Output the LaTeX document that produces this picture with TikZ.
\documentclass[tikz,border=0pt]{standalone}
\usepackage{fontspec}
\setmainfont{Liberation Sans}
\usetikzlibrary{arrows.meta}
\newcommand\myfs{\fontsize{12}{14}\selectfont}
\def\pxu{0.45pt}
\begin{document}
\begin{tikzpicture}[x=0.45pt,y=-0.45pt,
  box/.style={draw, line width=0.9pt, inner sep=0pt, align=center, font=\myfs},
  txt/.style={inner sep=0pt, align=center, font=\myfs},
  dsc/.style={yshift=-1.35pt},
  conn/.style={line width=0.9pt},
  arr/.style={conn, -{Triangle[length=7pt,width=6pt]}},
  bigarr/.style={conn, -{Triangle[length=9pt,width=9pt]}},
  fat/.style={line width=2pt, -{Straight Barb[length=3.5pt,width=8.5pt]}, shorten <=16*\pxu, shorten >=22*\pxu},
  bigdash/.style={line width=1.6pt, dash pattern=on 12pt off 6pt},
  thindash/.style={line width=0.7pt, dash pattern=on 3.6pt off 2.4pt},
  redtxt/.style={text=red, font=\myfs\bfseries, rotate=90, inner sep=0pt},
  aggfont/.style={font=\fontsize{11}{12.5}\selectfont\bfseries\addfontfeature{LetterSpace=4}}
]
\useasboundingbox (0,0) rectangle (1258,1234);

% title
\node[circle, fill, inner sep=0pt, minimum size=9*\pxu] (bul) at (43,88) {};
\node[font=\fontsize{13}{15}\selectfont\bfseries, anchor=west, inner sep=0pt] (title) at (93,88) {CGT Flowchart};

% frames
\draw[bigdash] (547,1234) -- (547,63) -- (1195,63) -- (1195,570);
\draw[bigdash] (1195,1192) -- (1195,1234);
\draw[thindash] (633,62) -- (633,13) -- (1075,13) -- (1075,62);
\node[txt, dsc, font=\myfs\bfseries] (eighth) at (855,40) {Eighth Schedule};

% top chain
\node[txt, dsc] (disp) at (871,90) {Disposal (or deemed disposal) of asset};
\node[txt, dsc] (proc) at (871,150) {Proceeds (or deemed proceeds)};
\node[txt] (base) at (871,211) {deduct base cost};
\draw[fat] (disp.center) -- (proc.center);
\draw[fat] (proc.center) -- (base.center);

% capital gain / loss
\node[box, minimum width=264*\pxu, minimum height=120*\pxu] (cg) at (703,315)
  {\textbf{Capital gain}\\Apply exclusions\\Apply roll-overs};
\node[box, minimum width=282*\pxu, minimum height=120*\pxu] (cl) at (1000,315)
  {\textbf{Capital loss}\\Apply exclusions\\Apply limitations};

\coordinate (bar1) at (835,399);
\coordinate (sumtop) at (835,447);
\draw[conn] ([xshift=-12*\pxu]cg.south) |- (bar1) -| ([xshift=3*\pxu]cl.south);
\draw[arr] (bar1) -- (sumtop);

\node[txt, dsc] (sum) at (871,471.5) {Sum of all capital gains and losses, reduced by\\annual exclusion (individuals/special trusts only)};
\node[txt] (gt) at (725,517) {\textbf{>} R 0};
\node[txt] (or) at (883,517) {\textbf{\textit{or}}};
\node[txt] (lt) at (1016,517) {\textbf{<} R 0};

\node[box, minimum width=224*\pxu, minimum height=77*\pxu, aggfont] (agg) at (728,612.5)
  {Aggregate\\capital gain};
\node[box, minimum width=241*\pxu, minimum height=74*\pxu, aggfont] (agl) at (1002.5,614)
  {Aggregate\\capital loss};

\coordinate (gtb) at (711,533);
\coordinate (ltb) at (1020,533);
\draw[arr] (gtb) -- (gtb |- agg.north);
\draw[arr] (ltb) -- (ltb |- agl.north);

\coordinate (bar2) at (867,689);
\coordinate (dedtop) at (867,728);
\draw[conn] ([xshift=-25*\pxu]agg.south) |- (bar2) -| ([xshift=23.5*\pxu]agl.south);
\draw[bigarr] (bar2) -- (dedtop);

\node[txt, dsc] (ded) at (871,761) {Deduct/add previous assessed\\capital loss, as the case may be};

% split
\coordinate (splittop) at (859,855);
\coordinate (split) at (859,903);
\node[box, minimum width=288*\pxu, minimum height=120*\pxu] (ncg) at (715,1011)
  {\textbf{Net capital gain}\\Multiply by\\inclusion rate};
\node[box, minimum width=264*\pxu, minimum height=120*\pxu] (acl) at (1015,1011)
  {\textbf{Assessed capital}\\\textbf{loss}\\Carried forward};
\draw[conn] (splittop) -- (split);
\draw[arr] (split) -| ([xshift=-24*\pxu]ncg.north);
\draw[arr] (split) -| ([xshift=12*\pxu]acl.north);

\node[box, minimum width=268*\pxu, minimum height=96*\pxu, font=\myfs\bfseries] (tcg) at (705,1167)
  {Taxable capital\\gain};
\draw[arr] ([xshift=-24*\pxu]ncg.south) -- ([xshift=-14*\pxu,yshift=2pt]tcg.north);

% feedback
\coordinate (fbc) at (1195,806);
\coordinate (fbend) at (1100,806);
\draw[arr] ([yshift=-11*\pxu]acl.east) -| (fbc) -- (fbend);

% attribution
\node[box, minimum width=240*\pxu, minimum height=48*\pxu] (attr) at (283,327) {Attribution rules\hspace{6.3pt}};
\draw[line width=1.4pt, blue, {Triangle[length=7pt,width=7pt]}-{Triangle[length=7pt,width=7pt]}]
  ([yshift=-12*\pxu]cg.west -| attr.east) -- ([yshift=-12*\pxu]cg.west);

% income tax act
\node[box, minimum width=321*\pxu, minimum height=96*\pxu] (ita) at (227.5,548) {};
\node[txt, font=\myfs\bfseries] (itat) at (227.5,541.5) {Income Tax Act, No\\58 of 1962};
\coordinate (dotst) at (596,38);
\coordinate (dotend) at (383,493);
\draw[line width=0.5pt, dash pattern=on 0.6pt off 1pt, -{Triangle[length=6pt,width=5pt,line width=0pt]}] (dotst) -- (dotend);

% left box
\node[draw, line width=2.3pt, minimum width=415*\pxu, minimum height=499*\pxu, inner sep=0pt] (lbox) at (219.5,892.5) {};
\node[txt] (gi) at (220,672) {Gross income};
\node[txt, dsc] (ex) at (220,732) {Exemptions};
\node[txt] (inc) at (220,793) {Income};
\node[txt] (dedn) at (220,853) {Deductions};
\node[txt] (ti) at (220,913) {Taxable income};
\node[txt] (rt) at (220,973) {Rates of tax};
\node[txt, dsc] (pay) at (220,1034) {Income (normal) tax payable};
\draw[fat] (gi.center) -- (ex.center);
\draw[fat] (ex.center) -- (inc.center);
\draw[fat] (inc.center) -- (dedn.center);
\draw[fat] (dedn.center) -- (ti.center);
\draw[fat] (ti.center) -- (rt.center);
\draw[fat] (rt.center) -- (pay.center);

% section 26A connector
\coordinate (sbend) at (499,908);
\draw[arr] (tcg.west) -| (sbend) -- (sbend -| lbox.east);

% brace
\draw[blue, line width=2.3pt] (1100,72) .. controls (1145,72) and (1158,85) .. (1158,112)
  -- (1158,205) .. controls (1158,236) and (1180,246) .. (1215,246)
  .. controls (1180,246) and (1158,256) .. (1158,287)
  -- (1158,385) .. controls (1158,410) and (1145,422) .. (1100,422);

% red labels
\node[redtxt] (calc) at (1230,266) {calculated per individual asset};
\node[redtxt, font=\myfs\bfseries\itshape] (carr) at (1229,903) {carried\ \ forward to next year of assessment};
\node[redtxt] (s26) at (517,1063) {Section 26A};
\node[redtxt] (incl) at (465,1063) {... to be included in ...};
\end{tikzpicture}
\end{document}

*REQUIRED TASK*
Repeat exactly, please, each line from the beginning of the data through the line with "anchor=west, inner sep=0pt]" in it, and only those lines.

*RESULT FOR THIS EXERCISE*
Output the LaTeX document that produces this picture with TikZ.
\documentclass[tikz,border=0pt]{standalone}
\usepackage{fontspec}
\setmainfont{Liberation Sans}
\usetikzlibrary{arrows.meta}
\newcommand\myfs{\fontsize{12}{14}\selectfont}
\def\pxu{0.45pt}
\begin{document}
\begin{tikzpicture}[x=0.45pt,y=-0.45pt,
  box/.style={draw, line width=0.9pt, inner sep=0pt, align=center, font=\myfs},
  txt/.style={inner sep=0pt, align=center, font=\myfs},
  dsc/.style={yshift=-1.35pt},
  conn/.style={line width=0.9pt},
  arr/.style={conn, -{Triangle[length=7pt,width=6pt]}},
  bigarr/.style={conn, -{Triangle[length=9pt,width=9pt]}},
  fat/.style={line width=2pt, -{Straight Barb[length=3.5pt,width=8.5pt]}, shorten <=16*\pxu, shorten >=22*\pxu},
  bigdash/.style={line width=1.6pt, dash pattern=on 12pt off 6pt},
  thindash/.style={line width=0.7pt, dash pattern=on 3.6pt off 2.4pt},
  redtxt/.style={text=red, font=\myfs\bfseries, rotate=90, inner sep=0pt},
  aggfont/.style={font=\fontsize{11}{12.5}\selectfont\bfseries\addfontfeature{LetterSpace=4}}
]
\useasboundingbox (0,0) rectangle (1258,1234);

% title
\node[circle, fill, inner sep=0pt, minimum size=9*\pxu] (bul) at (43,88) {};
\node[font=\fontsize{13}{15}\selectfont\bfseries, anchor=west, inner sep=0pt] (title) at (93,88) {CGT Flowchart};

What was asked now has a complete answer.